I know very well that you have no need for those large books I mentioned, but so that you do not blame me for spending too much time reading them, I have decided not to keep them any longer. It is true that I have not read every word in them, but I believe I have seen all that they contain. The author, N., makes many empty boasts and is more of a charlatan than a true scholar. Among other things, he speaks of a certain substance which he claims to have obtained from an Arab merchant — a substance that turns toward the sun day and night. If this were true, it would be a remarkable thing, but he never explains what this substance actually is. Father Mersenne once wrote to me that it was the seed of the heliotrope plant, but I do not believe this is correct — unless such seed has far greater power in Arabia than it does here. I had enough leisure to test it myself, but the experiment yielded no result.

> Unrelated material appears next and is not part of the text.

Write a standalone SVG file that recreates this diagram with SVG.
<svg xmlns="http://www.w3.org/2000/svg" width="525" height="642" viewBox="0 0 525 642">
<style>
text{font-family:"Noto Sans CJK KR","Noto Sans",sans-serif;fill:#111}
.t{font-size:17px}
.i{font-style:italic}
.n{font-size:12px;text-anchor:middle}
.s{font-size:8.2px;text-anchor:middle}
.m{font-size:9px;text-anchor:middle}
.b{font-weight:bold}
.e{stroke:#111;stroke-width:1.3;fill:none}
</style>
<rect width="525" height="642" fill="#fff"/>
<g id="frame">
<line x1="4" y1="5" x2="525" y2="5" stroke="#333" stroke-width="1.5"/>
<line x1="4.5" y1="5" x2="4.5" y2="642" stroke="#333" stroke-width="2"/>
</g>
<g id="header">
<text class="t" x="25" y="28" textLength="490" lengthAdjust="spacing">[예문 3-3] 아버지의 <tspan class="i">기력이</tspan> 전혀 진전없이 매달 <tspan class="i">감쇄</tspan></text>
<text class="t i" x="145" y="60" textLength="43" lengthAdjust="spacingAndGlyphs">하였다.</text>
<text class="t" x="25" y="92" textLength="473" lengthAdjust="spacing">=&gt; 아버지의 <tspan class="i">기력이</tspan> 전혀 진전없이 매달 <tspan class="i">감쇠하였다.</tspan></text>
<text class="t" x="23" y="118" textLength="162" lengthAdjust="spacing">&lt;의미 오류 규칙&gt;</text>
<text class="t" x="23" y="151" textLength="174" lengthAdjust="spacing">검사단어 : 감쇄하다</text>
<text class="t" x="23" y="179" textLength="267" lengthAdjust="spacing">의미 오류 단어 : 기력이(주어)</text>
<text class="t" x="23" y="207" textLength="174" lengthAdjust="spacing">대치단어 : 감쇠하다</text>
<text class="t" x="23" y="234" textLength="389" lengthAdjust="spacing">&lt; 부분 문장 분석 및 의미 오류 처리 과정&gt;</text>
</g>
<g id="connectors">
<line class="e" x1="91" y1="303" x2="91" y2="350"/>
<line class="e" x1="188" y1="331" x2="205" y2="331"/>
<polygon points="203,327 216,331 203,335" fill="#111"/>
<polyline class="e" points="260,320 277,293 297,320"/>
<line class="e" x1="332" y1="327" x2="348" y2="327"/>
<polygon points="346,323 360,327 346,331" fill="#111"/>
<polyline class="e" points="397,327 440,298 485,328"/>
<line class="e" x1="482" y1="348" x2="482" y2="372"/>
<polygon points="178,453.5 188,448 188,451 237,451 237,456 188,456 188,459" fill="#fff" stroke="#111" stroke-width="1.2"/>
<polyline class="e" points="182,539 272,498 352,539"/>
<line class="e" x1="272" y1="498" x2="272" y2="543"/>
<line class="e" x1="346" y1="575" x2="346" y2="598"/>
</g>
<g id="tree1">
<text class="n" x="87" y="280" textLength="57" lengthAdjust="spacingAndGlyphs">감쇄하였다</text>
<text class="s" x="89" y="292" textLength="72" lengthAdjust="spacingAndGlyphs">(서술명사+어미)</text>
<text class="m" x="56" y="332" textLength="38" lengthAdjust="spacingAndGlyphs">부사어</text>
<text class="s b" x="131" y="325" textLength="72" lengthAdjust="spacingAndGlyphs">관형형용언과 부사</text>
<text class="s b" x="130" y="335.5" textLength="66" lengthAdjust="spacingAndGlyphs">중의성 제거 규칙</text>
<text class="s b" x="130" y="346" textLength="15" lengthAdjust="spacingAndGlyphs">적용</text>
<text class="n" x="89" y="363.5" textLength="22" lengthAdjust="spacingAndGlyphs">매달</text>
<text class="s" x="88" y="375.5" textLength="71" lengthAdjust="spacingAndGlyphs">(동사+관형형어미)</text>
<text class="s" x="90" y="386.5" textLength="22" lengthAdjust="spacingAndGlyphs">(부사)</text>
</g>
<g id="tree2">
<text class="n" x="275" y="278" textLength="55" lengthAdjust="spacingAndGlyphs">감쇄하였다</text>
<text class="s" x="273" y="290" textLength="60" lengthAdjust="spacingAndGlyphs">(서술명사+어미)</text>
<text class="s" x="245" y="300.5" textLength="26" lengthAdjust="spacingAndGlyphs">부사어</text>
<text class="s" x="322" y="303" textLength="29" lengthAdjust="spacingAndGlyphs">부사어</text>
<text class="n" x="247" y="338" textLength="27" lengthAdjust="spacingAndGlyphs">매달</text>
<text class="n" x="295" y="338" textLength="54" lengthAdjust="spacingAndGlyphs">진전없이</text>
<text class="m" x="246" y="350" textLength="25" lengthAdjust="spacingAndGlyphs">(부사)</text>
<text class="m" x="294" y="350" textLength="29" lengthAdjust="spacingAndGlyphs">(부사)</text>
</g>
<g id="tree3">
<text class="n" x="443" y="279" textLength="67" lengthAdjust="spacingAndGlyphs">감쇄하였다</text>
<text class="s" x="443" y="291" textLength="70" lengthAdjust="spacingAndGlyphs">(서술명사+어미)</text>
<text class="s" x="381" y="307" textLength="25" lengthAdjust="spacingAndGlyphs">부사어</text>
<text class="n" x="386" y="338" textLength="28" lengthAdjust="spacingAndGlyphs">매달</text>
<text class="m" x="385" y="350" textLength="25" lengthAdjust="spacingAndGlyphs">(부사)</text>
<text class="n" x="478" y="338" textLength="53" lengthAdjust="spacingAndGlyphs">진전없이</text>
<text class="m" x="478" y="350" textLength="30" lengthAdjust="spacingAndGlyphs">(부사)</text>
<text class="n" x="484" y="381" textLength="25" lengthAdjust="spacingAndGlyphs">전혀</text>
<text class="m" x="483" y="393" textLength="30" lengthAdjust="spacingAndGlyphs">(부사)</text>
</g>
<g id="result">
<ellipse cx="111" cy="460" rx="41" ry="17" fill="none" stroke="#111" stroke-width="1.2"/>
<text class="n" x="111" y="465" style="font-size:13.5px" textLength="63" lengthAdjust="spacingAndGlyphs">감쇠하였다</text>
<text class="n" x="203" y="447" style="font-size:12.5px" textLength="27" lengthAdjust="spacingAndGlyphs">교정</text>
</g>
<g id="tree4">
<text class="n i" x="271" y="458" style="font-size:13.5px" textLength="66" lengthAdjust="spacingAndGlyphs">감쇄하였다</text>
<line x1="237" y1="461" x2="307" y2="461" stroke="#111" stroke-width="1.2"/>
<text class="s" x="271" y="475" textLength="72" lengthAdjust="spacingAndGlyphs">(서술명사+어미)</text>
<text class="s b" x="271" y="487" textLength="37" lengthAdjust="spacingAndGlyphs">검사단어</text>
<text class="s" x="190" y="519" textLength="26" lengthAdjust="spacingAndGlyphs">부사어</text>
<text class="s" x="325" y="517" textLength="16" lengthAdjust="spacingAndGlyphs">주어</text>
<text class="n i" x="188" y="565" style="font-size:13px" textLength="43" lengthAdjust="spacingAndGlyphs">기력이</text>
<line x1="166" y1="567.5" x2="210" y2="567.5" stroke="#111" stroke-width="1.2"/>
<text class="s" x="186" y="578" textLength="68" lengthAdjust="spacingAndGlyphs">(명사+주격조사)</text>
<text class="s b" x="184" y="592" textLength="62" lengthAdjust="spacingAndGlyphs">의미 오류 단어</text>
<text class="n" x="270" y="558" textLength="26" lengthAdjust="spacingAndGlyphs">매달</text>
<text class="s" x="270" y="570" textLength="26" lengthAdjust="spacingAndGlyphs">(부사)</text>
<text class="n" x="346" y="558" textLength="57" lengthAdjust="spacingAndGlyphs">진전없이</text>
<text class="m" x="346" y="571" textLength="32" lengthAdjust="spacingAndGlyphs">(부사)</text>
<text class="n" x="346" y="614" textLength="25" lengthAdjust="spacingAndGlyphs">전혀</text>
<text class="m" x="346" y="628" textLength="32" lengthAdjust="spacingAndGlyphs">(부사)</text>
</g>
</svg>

As for the variation of the magnetic needle, I have always believed it arises only from inequalities in the earth’s composition; so that the needle turns toward the direction where there is the greatest amount of the matter suited to attract it. And since this matter may shift its location in the depths of the sea or in the hollows of the earth without people being aware of it, it seems to me that the observed changes in magnetic variation — noted in London and several other places, as your Kirkerus reports — are simply a matter of observation and fact, and that philosophy has little to add to the explanation.

You have done me a favor by pointing out the passage from Saint Augustine that bears some relation to my statement “I think, therefore I am.” I went to read it today in the library of this city, and I find it is true that he uses it to prove the certainty of our existence, and then goes on to show that there is in us a kind of image of the Trinity: in that we exist, we know that we exist, and we love both our existence and the knowledge we have of it. I, however, use the same starting point to demonstrate that this “I” which thinks is an immaterial substance, having nothing of a bodily nature — two very different conclusions. And this is an inference so simple and natural in itself — that anyone who doubts must also exist — that it could easily have occurred to anyone. Even so, I am glad to find myself in agreement with Saint Augustine, if only to silence those small-minded critics who have tried to raise objections to this principle.

The little I have written on metaphysics is already on its way to Paris, where I expect it will be printed. All I have left here is a rough draft so full of corrections and crossings-out that even I would have trouble reading it; this is why I cannot send it to you. But as soon as it is published, I shall take care to send you one of the first copies, since you have been kind enough to say you wish to read it — and I shall be very eager to hear your judgment upon it.

Although the main reason I troubled you for an address to send these metaphysical meditations was to have the opportunity to submit them to your judgment and ask for your opinion, I am well aware that you have countless matters to attend to — matters which, if they do not fully occupy you, will at least interrupt your thoughts. I greatly fear, therefore, that you may not find any interest or pleasure in reading them. Indeed, I would say that it is impossible to take pleasure in reflecting upon the same subjects I have treated, if I did not worry that saying so might only discourage you from looking at them at all. Instead, I will say only this: if you would at least take the trouble to read the first five Meditations straight through, together with my Reply at the end of the Sixth Objections, and briefly note down the main conclusions on a sheet of paper, you will follow the chain of reasoning far more easily.

I would be presumptuous to offer this as any kind of instruction, as if you could not form better judgments yourself. But since this “instruction” would otherwise require you to spend time and effort going over the work, and my only aim is to save you both, I trust you will not mind my asking you to begin reading these meditations only when you have two full hours of uninterrupted time to spare.

I remain, all my life, your devoted servant.